There are two parts to this whole whoop-tee-do about music compression - the part you hear about, called "psychoacoustic modeling", and the part you don't hear about, called nothing, because you never hear about it.



The first part is somewhat obscure as to what it actually is. I spent a day at an Audio Engineering Seminar at the University of Washington and learned more about analog-to-digital coverters and compression and human hearing than I thought possible. (We have world famous sound guys here in the Pacific Northwest because of Microsoft, Real, and Mackie.)



When I first heard of psychoacoustic modeling, I thought it meant that they had figured out the psychology of listening, and knew, for instance, that if the drums were loud, you weren't concentrating on the trumpet, or some such magic.



Actually, it probably has very little to do with psychology. It's more about how your ear actually works physically.

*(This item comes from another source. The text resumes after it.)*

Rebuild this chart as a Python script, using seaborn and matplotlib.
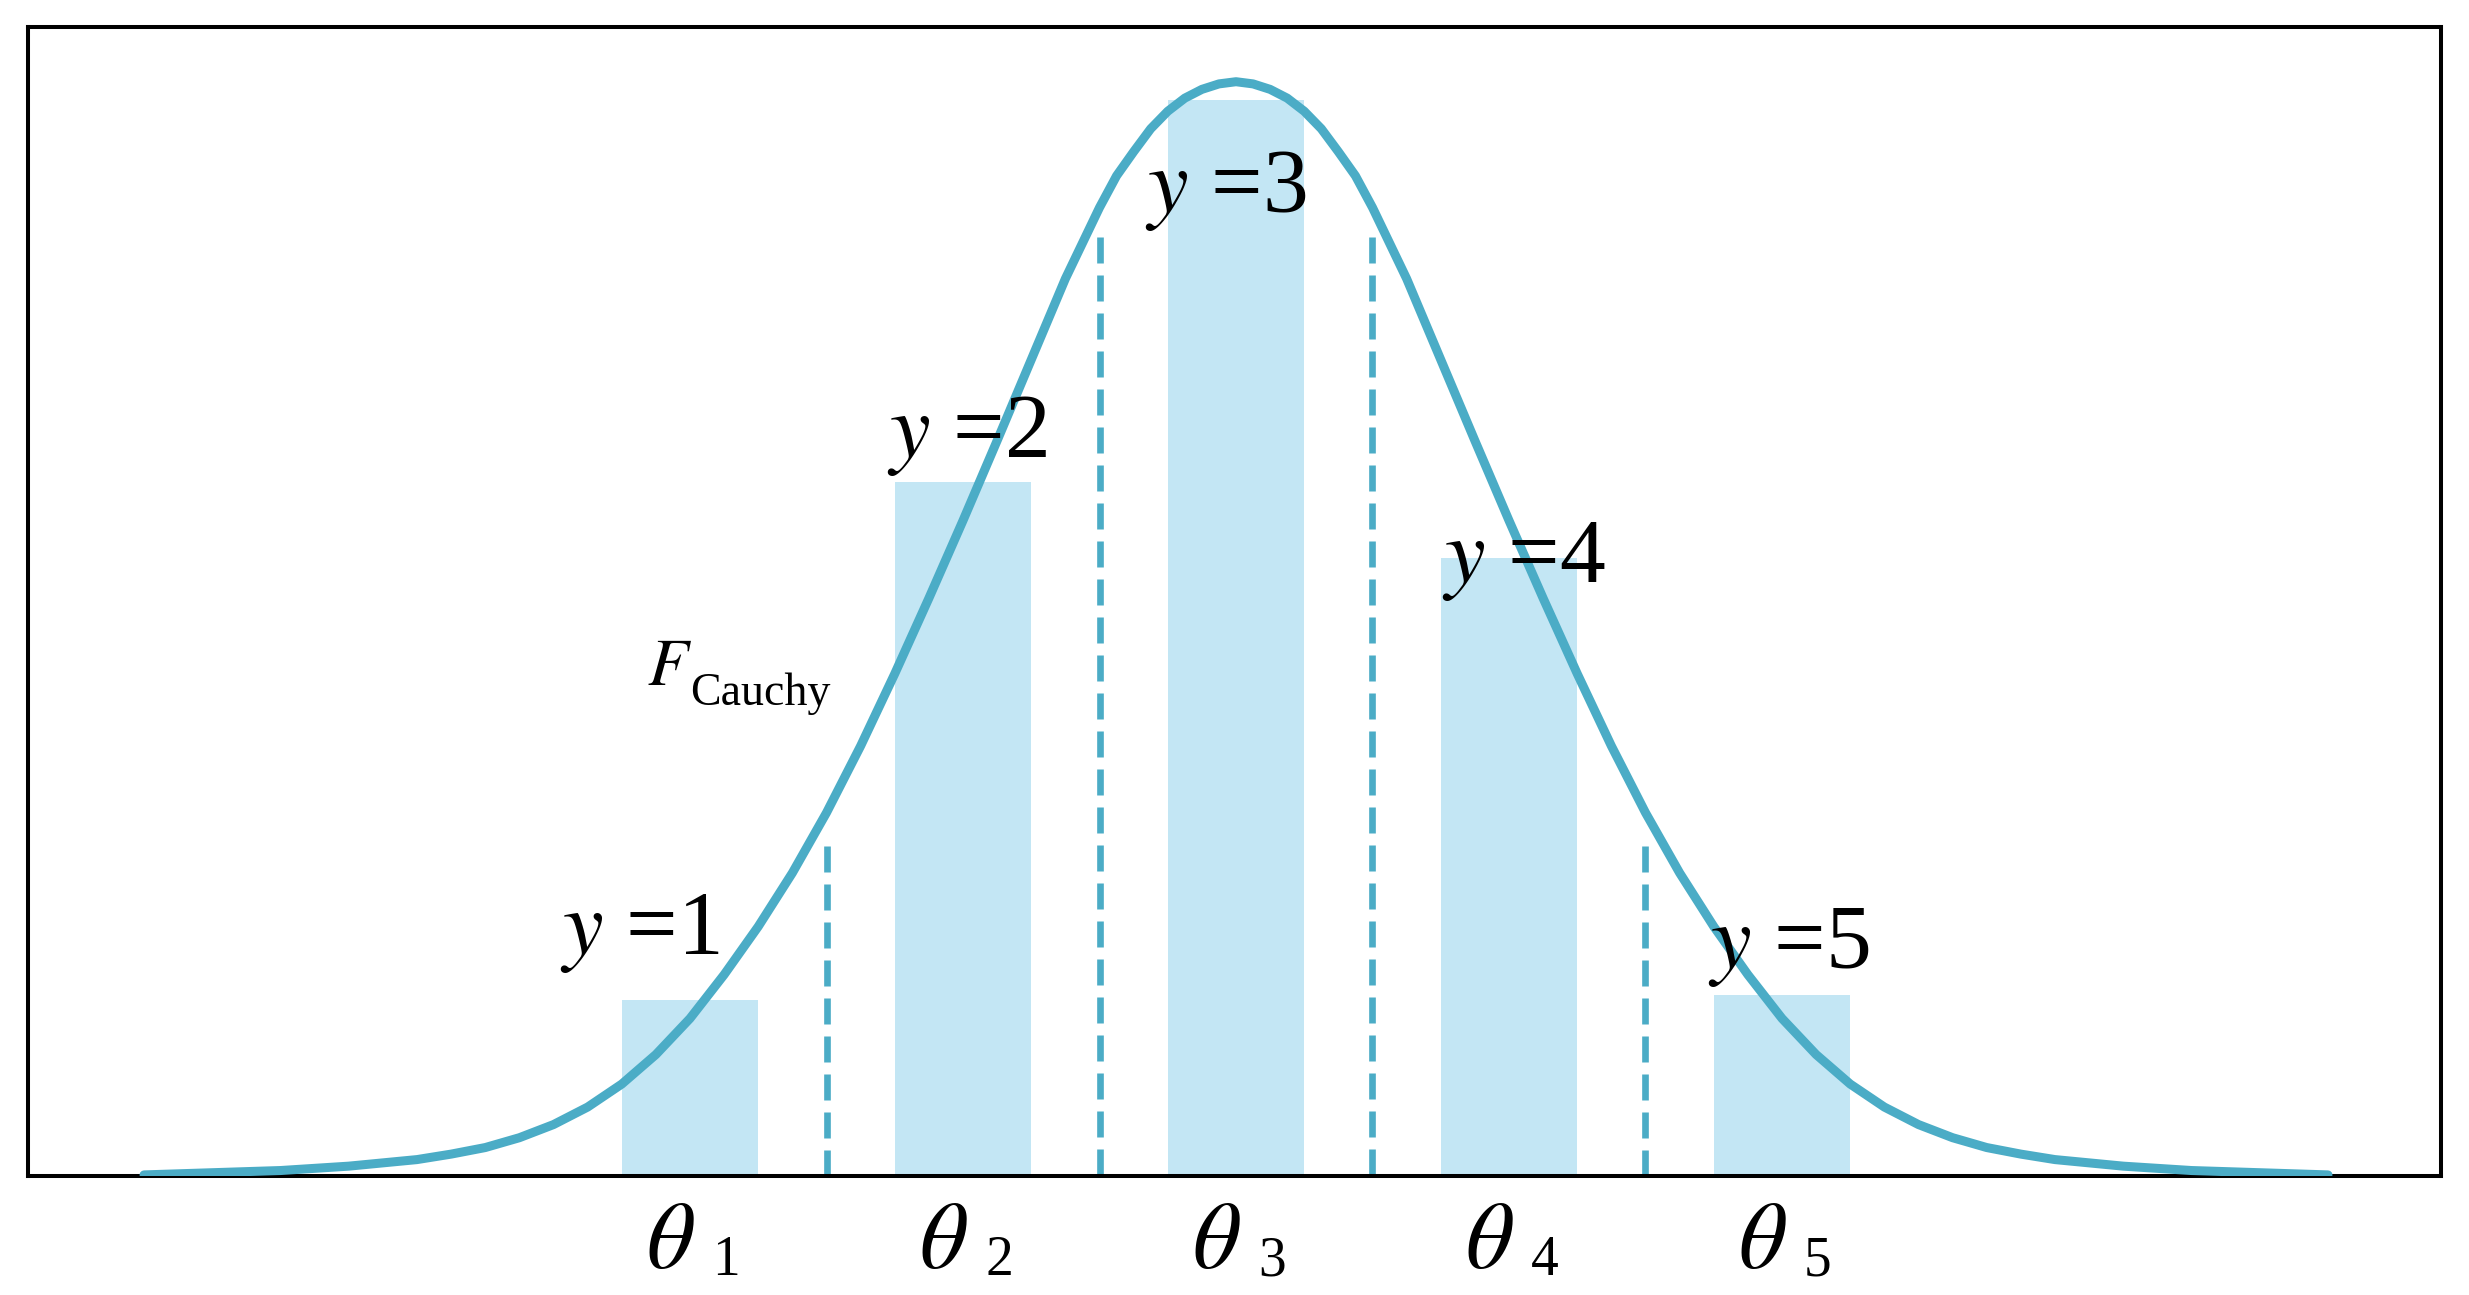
import matplotlib
matplotlib.use("Agg")
import matplotlib.pyplot as plt
import seaborn as sns

# ---------------- data ----------------
categories = [r"$\theta$", r"$\theta$", r"$\theta$", r"$\theta$", r"$\theta$"]
category_index = ["1", "2", "3", "4", "5"]
bar_positions = [1, 2, 3, 4, 5]
bar_heights = [0.161, 0.634, 0.983, 0.565, 0.165]

threshold_x = [1.5, 2.5, 3.5, 4.5]
threshold_top = [0.302, 0.858, 0.858, 0.302]

# density curve (x, height)
curve_x = [-1.0, -0.875, -0.75, -0.625, -0.5, -0.375, -0.25, -0.125,
           0.0, 0.125, 0.25, 0.375, 0.5, 0.625, 0.75, 0.875,
           1.0, 1.125, 1.25, 1.375, 1.5, 1.625, 1.75, 1.875,
           2.0, 2.125, 2.25, 2.375, 2.5, 2.5625, 2.625, 2.6875,
           2.75, 2.8125, 2.875, 2.9375,
           3.0,
           3.0625, 3.125, 3.1875, 3.25, 3.3125, 3.375, 3.4375,
           3.5, 3.625, 3.75, 3.875, 4.0, 4.125, 4.25, 4.375,
           4.5, 4.625, 4.75, 4.875, 5.0, 5.125, 5.25, 5.375,
           5.5, 5.625, 5.75, 5.875, 6.0, 6.125, 6.25, 6.375,
           6.5, 6.625, 6.75, 6.875, 7.0]
curve_y = [0.001, 0.002, 0.003, 0.004, 0.005, 0.007, 0.009, 0.012,
           0.015, 0.020, 0.026, 0.035, 0.047, 0.063, 0.084, 0.111,
           0.144, 0.184, 0.228, 0.277, 0.332, 0.393, 0.459, 0.528,
           0.599, 0.672, 0.746, 0.820, 0.885, 0.914, 0.936, 0.957,
           0.973, 0.985, 0.993, 0.998,
           1.000,
           0.998, 0.993, 0.985, 0.973, 0.957, 0.936, 0.914,
           0.885, 0.820, 0.746, 0.672, 0.599, 0.528, 0.459, 0.393,
           0.332, 0.277, 0.228, 0.184, 0.144, 0.111, 0.084, 0.063,
           0.047, 0.035, 0.026, 0.020, 0.015, 0.012, 0.009, 0.007,
           0.005, 0.004, 0.003, 0.002, 0.001]

class_labels = ["$y$ =1", "$y$ =2", "$y$ =3", "$y$ =4", "$y$ =5"]
class_label_x = [0.524, 1.722, 2.667, 3.755, 4.729]
class_label_y = [0.203, 0.657, 0.881, 0.543, 0.190]

# ---------------- style ----------------
sns.set_style("white")
plt.rcParams["font.family"] = ["Liberation Serif", "DejaVu Serif"]
plt.rcParams["mathtext.fontset"] = "stix"
plt.rcParams["text.color"] = "black"

curve_color = "#4BACC6"
bar_color = "#C3E6F4"

W, H = 2469, 1295
fig = plt.figure(figsize=(W / 100, H / 100), dpi=100)
ax = fig.add_axes([28 / W, (H - 1176) / H, (2441 - 28) / W, (1176 - 27) / H])

sns.barplot(x=bar_positions, y=bar_heights, native_scale=True, width=0.5,
            color=bar_color, saturation=1, errorbar=None, linewidth=0, ax=ax)

for xv, top in zip(threshold_x, threshold_top):
    ax.plot([xv, xv], [top, 0], color=curve_color, lw=4.8,
            dashes=(3.9, 1.8), solid_capstyle="butt", dash_capstyle="butt", zorder=2)

sns.lineplot(x=curve_x, y=curve_y, color=curve_color, lw=6.5,
             estimator=None, sort=False, ax=ax, zorder=3)
for ln in ax.get_lines()[-1:]:
    ln.set_linewidth(6.5)
    ln.set_solid_joinstyle("round")

for lbl, lx, ly in zip(class_labels, class_label_x, class_label_y):
    ax.text(lx, ly, lbl, fontsize=66, ha="left", va="baseline", zorder=5, color="black")

for pos, th, idx in zip(bar_positions, categories, category_index):
    ax.text(pos - 0.071, -0.084, th, fontsize=68, ha="center", va="baseline",
            clip_on=False, color="black")
    ax.text(pos + 0.081, -0.0905, idx, fontsize=40, ha="left", va="baseline",
            clip_on=False, color="black")

ax.text(0.842, 0.449, "$F$", fontsize=48, ha="left", va="baseline", color="black")
ax.text(1.0, 0.4305, "Cauchy", fontsize=33, ha="left", va="baseline", color="black")

ax.set_xlim(-1.425, 7.414)
ax.set_ylim(0, 1.050)
ax.set_xticks([])
ax.set_yticks([])
ax.set_xlabel("")
ax.set_ylabel("")
for s in ax.spines.values():
    s.set_visible(True)
    s.set_color("black")
    s.set_linewidth(2.9)

fig.savefig("out.png", dpi=100)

Of course, since we don't cut people open to see how their hearing works while they are alive, the details of how human hearing works are unknown at this time.



Anyway, what psychoacoustic modeling actually means is that when two frequencies are really close to each other, then depending on their relative volumes, you may only hear one of them.



So to compress drums and still have them sound good, you could probably throw away half or more of all the frequencies in the drums.



The more frequencies there are in the music, the more you can throw away without most people hearing it.



There you go. That's the first part - the "famous" part - the psychoacoustic modeling part.



The second part you never hear about is simply this: missing frequencies are expensive to encode the regular way (in .wav or pcm files or as they say, in the time domain), but can be cheaply encoded in the frequency domain (the way .wma or .mp3 or .rax files are stored).



What this means is that if your music has a low enough number of frequencies in it, then an mp3 file can nearly losslessly encode it. It's simply a more efficient encoding. Nothing needs to be thrown away except silence.



Well, I guess it's true that if psychoacoustic modeling throws away the frequencies you can't hear, then the ones that aren't there would count in that, but that's not generally what they are talking about.



Silence is golden. In this case, silent frequencies are golden.



The ramification of this is that you can compress music with mp3 or wma to a high degree and literally not lose any of the real music. Some math errors creep in, but they are minor.



When Microsoft says wma at 192 kbps is "transparent CD quality", and Sony's new Hi-MD Minidisc player can "transparently encode" CDs at 256 kbps, they mean it!



That compression is nearly lossless.



Nobody will ever tell you that, except me. I think they (whoever they are) don't want to draw attention to the fact that at high bit rates, "lossy" compression isn't.